**Exercise description**: Print every entry word for word, but omit the pictures.

--- start Listed records ---

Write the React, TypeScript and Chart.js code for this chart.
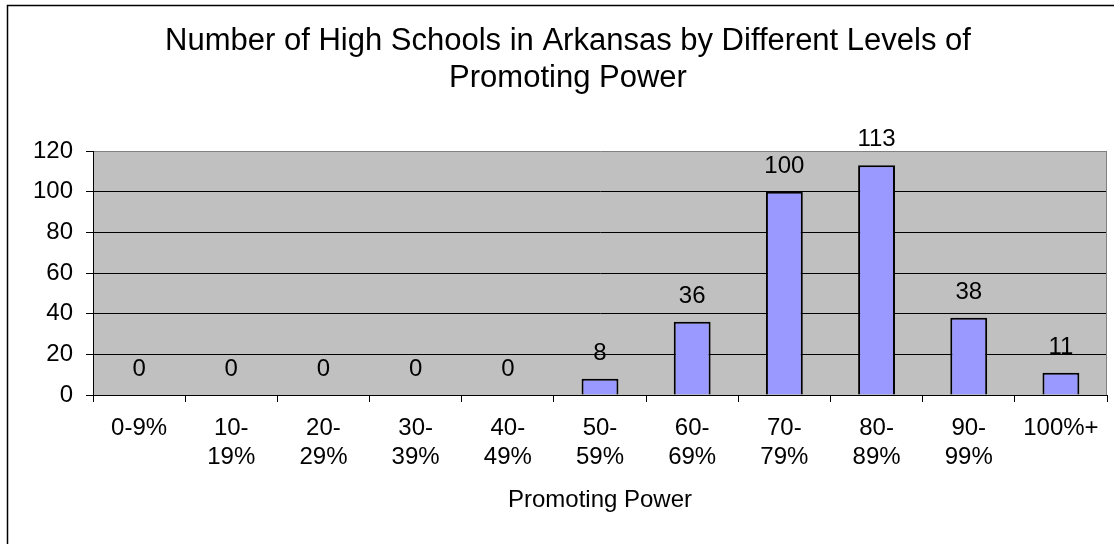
import React, { useEffect, useRef } from "react";
import { Chart, registerables } from "chart.js";

Chart.register(...registerables);

// ---- data ----
const categories: string[][] = [
  ["0-9%"],
  ["10-", "19%"],
  ["20-", "29%"],
  ["30-", "39%"],
  ["40-", "49%"],
  ["50-", "59%"],
  ["60-", "69%"],
  ["70-", "79%"],
  ["80-", "89%"],
  ["90-", "99%"],
  ["100%+"],
];
const schoolCounts: number[] = [0, 0, 0, 0, 0, 8, 36, 100, 113, 38, 11];
const titleLines: string[] = [
  "Number of High Schools in Arkansas by Different Levels of",
  "Promoting Power",
];
const xAxisTitle = "Promoting Power";
const yMin = 0;
const yMax = 120;
const yStep = 20;

const FAMILY = "'Liberation Sans', Arial, sans-serif";

const excelFrame = {
  id: "excelFrame",
  beforeDraw(chart: any) {
    const { ctx, chartArea: a, width, height } = chart;
    ctx.save();
    ctx.fillStyle = "#ffffff";
    ctx.fillRect(0, 0, width, height);
    ctx.strokeStyle = "#000000";
    ctx.lineWidth = 1.5;
    ctx.strokeRect(7.5, 5.5, width + 100, height + 100);
    ctx.fillStyle = "#C0C0C0";
    ctx.fillRect(a.left, a.top, a.right - a.left, a.bottom - a.top);
    ctx.restore();
  },
  afterDraw(chart: any) {
    const { ctx, chartArea: a } = chart;
    ctx.save();
    ctx.strokeStyle = "#808080";
    ctx.lineWidth = 1;
    ctx.beginPath();
    ctx.moveTo(Math.floor(a.right) - 0.5, a.top);
    ctx.lineTo(Math.floor(a.right) - 0.5, a.bottom);
    ctx.stroke();
    ctx.restore();
  },
};

const valueLabels = {
  id: "valueLabels",
  afterDatasetsDraw(chart: any) {
    const meta = chart.getDatasetMeta(0);
    const data = chart.data.datasets[0].data as number[];
    const ctx = chart.ctx;
    ctx.save();
    ctx.font = `24px ${FAMILY}`;
    ctx.fillStyle = "#000000";
    ctx.textAlign = "center";
    ctx.textBaseline = "alphabetic";
    meta.data.forEach((el: any, i: number) => {
      ctx.fillText(String(data[i]), el.x, el.y - 19);
    });
    ctx.restore();
  },
};

export default function App() {
  const canvasRef = useRef<HTMLCanvasElement | null>(null);

  useEffect(() => {
    if (!canvasRef.current) return;
    const chart = new Chart(canvasRef.current, {
      type: "bar",
      data: {
        labels: categories,
        datasets: [
          {
            data: schoolCounts,
            backgroundColor: "#9999FF",
            borderColor: "#000000",
            borderWidth: 2,
            barPercentage: 0.4,
            categoryPercentage: 1.0,
          },
        ],
      },
      options: {
        responsive: false,
        animation: false,
        events: [],
        layout: { padding: { left: 29, right: 7, top: 0, bottom: 0 } },
        plugins: {
          legend: { display: false },
          tooltip: { enabled: false },
          title: {
            display: true,
            text: titleLines,
            color: "#000000",
            font: { family: FAMILY, size: 31, weight: "normal", lineHeight: 37 / 31 },
            padding: { top: 23, bottom: 54 },
          },
        },
        scales: {
          x: {
            offset: true,
            grid: {
              offset: true,
              drawOnChartArea: false,
              drawTicks: true,
              tickLength: 7,
              color: "#000000",
              lineWidth: 1,
            },
            border: { display: true, color: "#000000", width: 1 },
            ticks: {
              autoSkip: false,
              maxRotation: 0,
              minRotation: 0,
              padding: 12,
              color: "#000000",
              font: { family: FAMILY, size: 24, lineHeight: 1.2 },
            },
            title: {
              display: true,
              text: xAxisTitle,
              color: "#000000",
              font: { family: FAMILY, size: 24, lineHeight: 1.2 },
              padding: { top: 0, bottom: 29 },
            },
            afterFit: (s: any) => {
              s.height = 149;
            },
          },
          y: {
            min: yMin,
            max: yMax,
            ticks: {
              stepSize: yStep,
              padding: 13,
              color: "#000000",
              font: { family: FAMILY, size: 24 },
            },
            grid: {
              color: (c: any) => (c.tick && c.tick.value === yMax ? "#808080" : "#000000"),
              tickColor: "#000000",
              drawTicks: true,
              tickLength: 7,
              lineWidth: 1,
            },
            border: { display: true, color: "#000000", width: 1 },
            afterFit: (s: any) => {
              s.width = 64;
            },
          },
        },
      },
      plugins: [excelFrame, valueLabels],
    });
    return () => chart.destroy();
  }, []);

  return (
    <div
      style={{
        position: "fixed",
        left: 0,
        top: 0,
        width: 1114,
        height: 544,
        overflow: "hidden",
        background: "#ffffff",
      }}
    >
      <canvas ref={canvasRef} width={1114} height={544} style={{ display: "block" }} />
    </div>
  );
}
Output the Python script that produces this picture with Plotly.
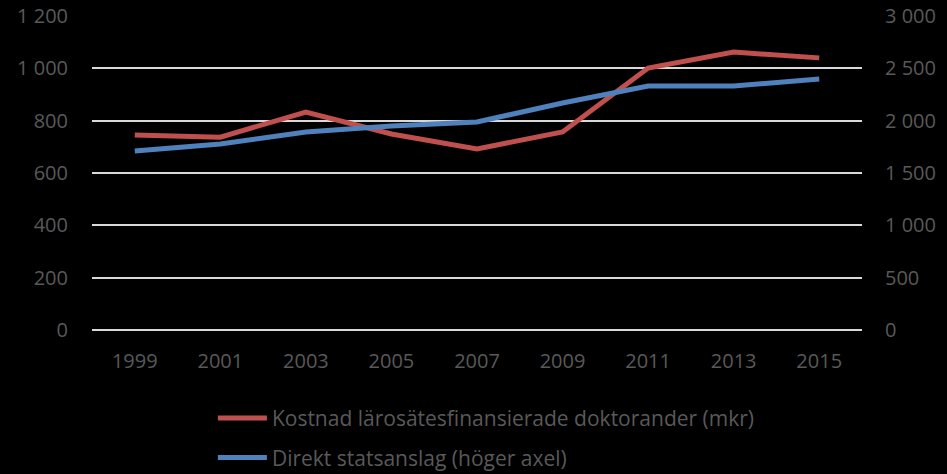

--- end Listed records ---

**The output**:
Write the React, TypeScript and Chart.js code for this chart.
import React, { useEffect, useRef } from "react";
import { Chart, registerables } from "chart.js";

Chart.register(...registerables);

// ---- data ----
const categories: string[][] = [
  ["0-9%"],
  ["10-", "19%"],
  ["20-", "29%"],
  ["30-", "39%"],
  ["40-", "49%"],
  ["50-", "59%"],
  ["60-", "69%"],
  ["70-", "79%"],
  ["80-", "89%"],
  ["90-", "99%"],
  ["100%+"],
];
const schoolCounts: number[] = [0, 0, 0, 0, 0, 8, 36, 100, 113, 38, 11];
const titleLines: string[] = [
  "Number of High Schools in Arkansas by Different Levels of",
  "Promoting Power",
];
const xAxisTitle = "Promoting Power";
const yMin = 0;
const yMax = 120;
const yStep = 20;

const FAMILY = "'Liberation Sans', Arial, sans-serif";

const excelFrame = {
  id: "excelFrame",
  beforeDraw(chart: any) {
    const { ctx, chartArea: a, width, height } = chart;
    ctx.save();
    ctx.fillStyle = "#ffffff";
    ctx.fillRect(0, 0, width, height);
    ctx.strokeStyle = "#000000";
    ctx.lineWidth = 1.5;
    ctx.strokeRect(7.5, 5.5, width + 100, height + 100);
    ctx.fillStyle = "#C0C0C0";
    ctx.fillRect(a.left, a.top, a.right - a.left, a.bottom - a.top);
    ctx.restore();
  },
  afterDraw(chart: any) {
    const { ctx, chartArea: a } = chart;
    ctx.save();
    ctx.strokeStyle = "#808080";
    ctx.lineWidth = 1;
    ctx.beginPath();
    ctx.moveTo(Math.floor(a.right) - 0.5, a.top);
    ctx.lineTo(Math.floor(a.right) - 0.5, a.bottom);
    ctx.stroke();
    ctx.restore();
  },
};

const valueLabels = {
  id: "valueLabels",
  afterDatasetsDraw(chart: any) {
    const meta = chart.getDatasetMeta(0);
    const data = chart.data.datasets[0].data as number[];
    const ctx = chart.ctx;
    ctx.save();
    ctx.font = `24px ${FAMILY}`;
    ctx.fillStyle = "#000000";
    ctx.textAlign = "center";
    ctx.textBaseline = "alphabetic";
    meta.data.forEach((el: any, i: number) => {
      ctx.fillText(String(data[i]), el.x, el.y - 19);
    });
    ctx.restore();
  },
};

export default function App() {
  const canvasRef = useRef<HTMLCanvasElement | null>(null);

  useEffect(() => {
    if (!canvasRef.current) return;
    const chart = new Chart(canvasRef.current, {
      type: "bar",
      data: {
        labels: categories,
        datasets: [
          {
            data: schoolCounts,
            backgroundColor: "#9999FF",
            borderColor: "#000000",
            borderWidth: 2,
            barPercentage: 0.4,
            categoryPercentage: 1.0,
          },
        ],
      },
      options: {
        responsive: false,
        animation: false,
        events: [],
        layout: { padding: { left: 29, right: 7, top: 0, bottom: 0 } },
        plugins: {
          legend: { display: false },
          tooltip: { enabled: false },
          title: {
            display: true,
            text: titleLines,
            color: "#000000",
            font: { family: FAMILY, size: 31, weight: "normal", lineHeight: 37 / 31 },
            padding: { top: 23, bottom: 54 },
          },
        },
        scales: {
          x: {
            offset: true,
            grid: {
              offset: true,
              drawOnChartArea: false,
              drawTicks: true,
              tickLength: 7,
              color: "#000000",
              lineWidth: 1,
            },
            border: { display: true, color: "#000000", width: 1 },
            ticks: {
              autoSkip: false,
              maxRotation: 0,
              minRotation: 0,
              padding: 12,
              color: "#000000",
              font: { family: FAMILY, size: 24, lineHeight: 1.2 },
            },
            title: {
              display: true,
              text: xAxisTitle,
              color: "#000000",
              font: { family: FAMILY, size: 24, lineHeight: 1.2 },
              padding: { top: 0, bottom: 29 },
            },
            afterFit: (s: any) => {
              s.height = 149;
            },
          },
          y: {
            min: yMin,
            max: yMax,
            ticks: {
              stepSize: yStep,
              padding: 13,
              color: "#000000",
              font: { family: FAMILY, size: 24 },
            },
            grid: {
              color: (c: any) => (c.tick && c.tick.value === yMax ? "#808080" : "#000000"),
              tickColor: "#000000",
              drawTicks: true,
              tickLength: 7,
              lineWidth: 1,
            },
            border: { display: true, color: "#000000", width: 1 },
            afterFit: (s: any) => {
              s.width = 64;
            },
          },
        },
      },
      plugins: [excelFrame, valueLabels],
    });
    return () => chart.destroy();
  }, []);

  return (
    <div
      style={{
        position: "fixed",
        left: 0,
        top: 0,
        width: 1114,
        height: 544,
        overflow: "hidden",
        background: "#ffffff",
      }}
    >
      <canvas ref={canvasRef} width={1114} height={544} style={{ display: "block" }} />
    </div>
  );
}
Output the Python script that produces this picture with Plotly.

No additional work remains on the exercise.